Collecting participant priorities in concern profiles
The concern profile is aptly named for ranking the different priorities for each participant at the beginning of the project, during and at the end. The survey is created and collected on platform with priorities ranging from damage reduction, investment, maximum flooded area, and others to then be assessed through each simulation.
Running simulations and viewing results
After the map scenario has been iterated through in the whiteboard, the scenario can be run through a simulation to visualize the path of water flow, how the added intervention tokens helped, and identify critical areas that need to be addressed.
After the simulation, results are automatically scored by participants’ priorities and compared to the baseline (how the area currently exists without any intervention).
All-in-one project management
One place to organize all initiatives, invite team members and stakeholders, overview of all draft plans (past iterations) and collect votes on best candidates, view activity, and more. Facilitators no longer need to collect hard-copy surveys, coordinate participant schedules, and catalog by hand all iterations.
Engaging with the community and stakeholders
The platform to completion would be a large undertaking and short-term needed to tell a compelling story to community leaders and investors while presenting at seminars and conferences.
A product landing page was created to direct stakeholders to give an overview of the platform, key features, the mission behind it, and the team involved.
Together with the client, we crafted a presentation that communicated clearly the goals of the platform and showed a proof of concept with a 3D rendered simulation of a real problem area in Boston, Massachusetts.
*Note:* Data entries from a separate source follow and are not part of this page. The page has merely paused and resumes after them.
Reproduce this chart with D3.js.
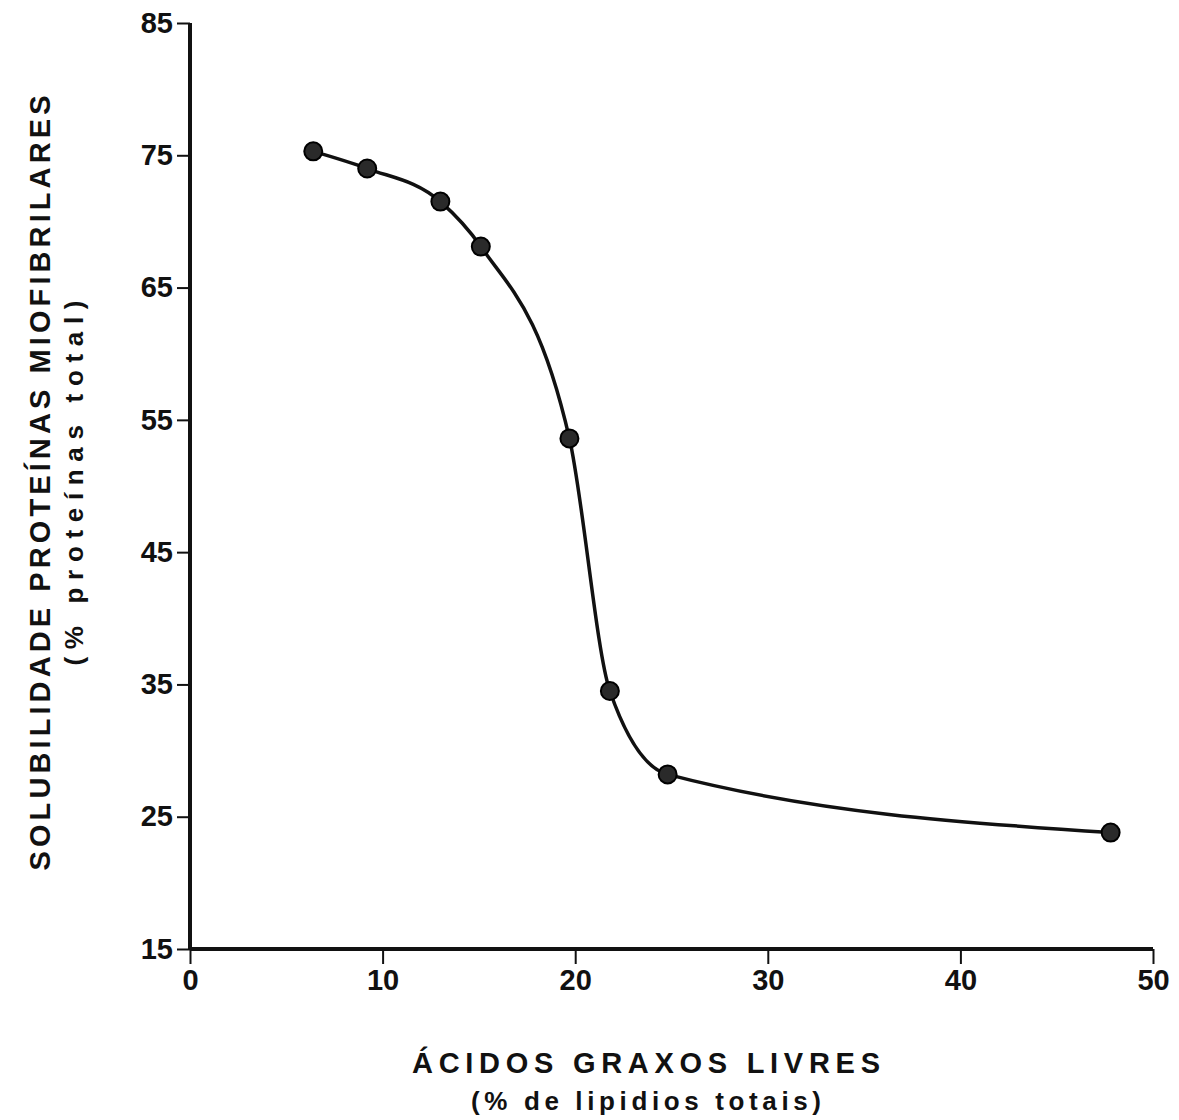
<!DOCTYPE html>
<html><head><meta charset="utf-8">
<script src="https://cdn.jsdelivr.net/npm/d3@7"></script>
<style>html,body{margin:0;padding:0;background:#fff;}</style>
</head><body>
<svg id="chart" width="1179" height="1120"></svg>
<script>
const xValues = [6.4, 9.2, 13.0, 15.1, 19.7, 21.8, 24.8, 47.8];
const yValues = [75.3, 74.0, 71.5, 68.1, 53.6, 34.5, 28.2, 23.8];
const xTicks = [0, 10, 20, 30, 40, 50];
const yTicks = [15, 25, 35, 45, 55, 65, 75, 85];
const yTitle = "SOLUBILIDADE  PROTEÍNAS  MIOFIBRILARES";
const ySub = "(% proteínas total)";
const xTitle = "ÁCIDOS  GRAXOS  LIVRES";
const xSub = "(% de lipidios totais)";

const svg = d3.select("#chart");
const font = "'Liberation Sans', Arial, sans-serif";
const x = d3.scaleLinear().domain([0, 50]).range([190, 1153]);
const y = d3.scaleLinear().domain([15, 85]).range([949, 23]);

// axes
const gx = svg.append("g").attr("transform", "translate(0,949)")
  .call(d3.axisBottom(x).tickValues(xTicks).tickSize(15).tickPadding(5).tickFormat(d3.format("d")));
const gy = svg.append("g").attr("transform", "translate(190,0)")
  .call(d3.axisLeft(y).tickValues(yTicks).tickSize(13).tickPadding(4).tickFormat(d3.format("d")));
[gx, gy].forEach(g => {
  g.select(".domain").attr("stroke", "#111").attr("stroke-width", 4).attr("d",
    g === gx ? `M${x(0)},0H${x(50)}` : `M0,${y(85)}V${y(15)}`);
  g.selectAll(".tick line").attr("stroke", "#111").attr("stroke-width", 2);
  g.selectAll(".tick text").attr("fill", "#111").style("font-family", font)
    .style("font-size", "29px").style("font-weight", "bold");
});

// curve
const pts = xValues.map((v, i) => [v, yValues[i]]);
const line = d3.line().x(d => x(d[0])).y(d => y(d[1])).curve(d3.curveMonotoneX);
svg.append("path").datum(pts).attr("d", line).attr("fill", "none")
  .attr("stroke", "#111").attr("stroke-width", 3.5);
svg.append("g").selectAll("circle").data(pts).join("circle")
  .attr("cx", d => x(d[0])).attr("cy", d => y(d[1])).attr("r", 9)
  .attr("fill", "#2a2a2a").attr("stroke", "#000").attr("stroke-width", 2);

// titles
const t = svg.append("g").style("font-family", font).attr("fill", "#111");
t.append("text").attr("transform", "translate(50,483) rotate(-90)").attr("text-anchor", "middle")
  .attr("textLength", 775).attr("lengthAdjust", "spacing")
  .style("font-size", "29px").style("font-weight", "bold").text(yTitle);
t.append("text").attr("transform", "translate(83,483) rotate(-90)").attr("text-anchor", "middle")
  .attr("textLength", 365).attr("lengthAdjust", "spacing")
  .style("font-size", "26px").style("font-weight", "bold").text(ySub);
t.append("text").attr("x", 646).attr("y", 1073).attr("text-anchor", "middle")
  .attr("textLength", 468).attr("lengthAdjust", "spacing")
  .style("font-size", "29px").style("font-weight", "bold").text(xTitle);
t.append("text").attr("x", 646).attr("y", 1110).attr("text-anchor", "middle")
  .attr("textLength", 350).attr("lengthAdjust", "spacing")
  .style("font-size", "26px").style("font-weight", "bold").text(xSub);
</script>
</body></html>
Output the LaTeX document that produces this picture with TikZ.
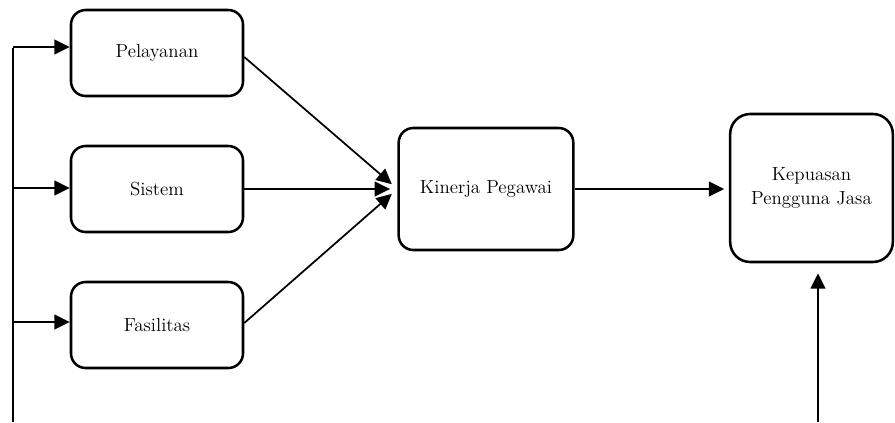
\documentclass[tikz,border=0pt]{standalone}
\usetikzlibrary{arrows.meta}
\tikzset{
  box/.style={draw, line width=1.9pt, rounded corners=11pt, align=center,
    font=\fontsize{14.2}{17.5}\selectfont},
  arr/.style={line width=1.3pt, -{Triangle[length=11.5pt,width=11pt]}},
  ln/.style={line width=1.3pt}
}
\begin{document}
\begin{tikzpicture}[x=0.75pt,y=-0.75pt]
\useasboundingbox (0,0) rectangle (895,422);
% faktor
  \node[box, minimum width=129pt, minimum height=64.5pt] (pel) at (157,53)  {Pelayanan};
  \node[box, minimum width=129pt, minimum height=64.5pt] (sis) at (157,189) {Sistem};
  \node[box, minimum width=129pt, minimum height=64.5pt] (fas) at (157,325) {Fasilitas};
  \node[box, minimum width=131pt, minimum height=91.5pt] (kin) at (486,189) {Kinerja Pegawai};
  \node[box, rounded corners=15pt, minimum width=122pt, minimum height=111pt]
    (kep) at (811.5,188) {Kepuasan\\Pengguna Jasa};
% garis kiri
  \coordinate (lft_top) at (13,48);
  \coordinate (lft_bot) at (13,422);
  \coordinate (in1) at (13,47);
  \coordinate (in2) at (13,188);
  \coordinate (in3) at (13,322);
  \draw[ln] (lft_top) -- (lft_bot);
  \draw[arr] (in1) -- (in1 -| pel.west);
  \draw[arr] (in2) -- (in2 -| sis.west);
  \draw[arr] (in3) -- (in3 -| fas.west);
% ke kinerja
  \draw[arr, shorten >=5.5pt] ([yshift=-3pt]pel.east) -- (kin.west);
  \draw[arr, shorten >=5.5pt] (sis.east) -- (kin.west);
  \draw[arr, shorten >=5.5pt] ([yshift=1.5pt]fas.east) -- (kin.west);
  \draw[arr, shorten >=3.5pt] (kin.east) -- (kin.east -| kep.west);
% garis bawah kanan
  \coordinate (kep_in) at (818,422);
  \draw[arr, shorten >=7.5pt] (kep_in) -- (kep_in |- kep.south);
\end{tikzpicture}
\end{document}
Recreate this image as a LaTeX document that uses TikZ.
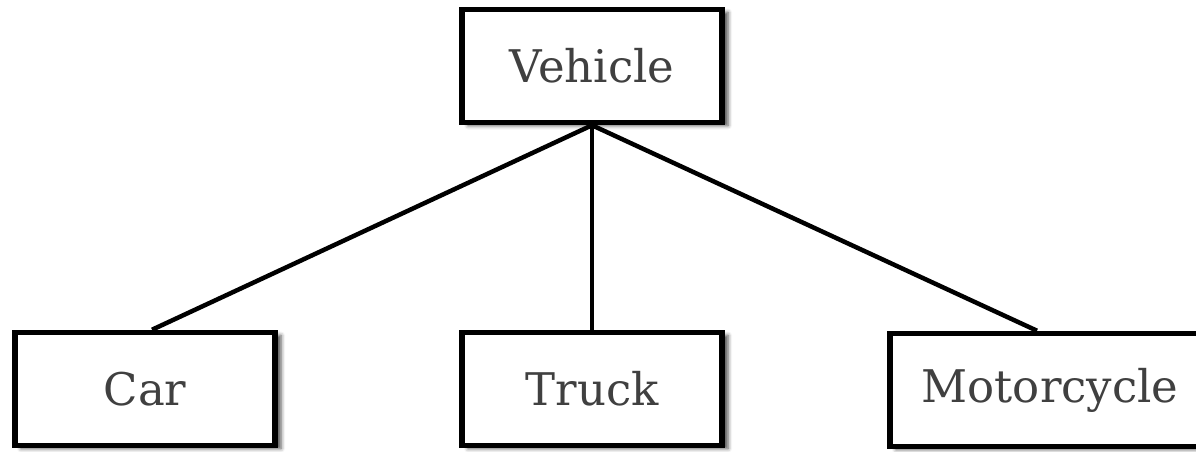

From prototype to MVP for ISAGA Conference
Northeastern University College of Arts, Media and Design was hosting their 53rd annual International Simulation and Gaming Association (ISAGA) conference that our client was invited to attend and host an in-person workshop that put Fora.ai into practice. The conference was focused on initiatives that brought interactive media and new learning technologies together to solve complex societal challenges which was a mission that perfectly aligned with the ambitions of Fora.ai and the team behind it.
For the MVP, we focused on the most critical aspect of the platform which was the interactive map and whiteboard that could then be run in a simulation and give accurate results back weighted by participant priorities.
Looking to the future
As stakeholders and investors are continuing to be engaged, we look to the future of fully building out the platform and incorporating new ideas for learning such as gamifying the experience where participants can play educational mini-games and earn points for their contribution. It was and continues to be an incredible journey in working with the team behind Fora.ai and the opportunity to have tech lend itself to real-world climate and social issues.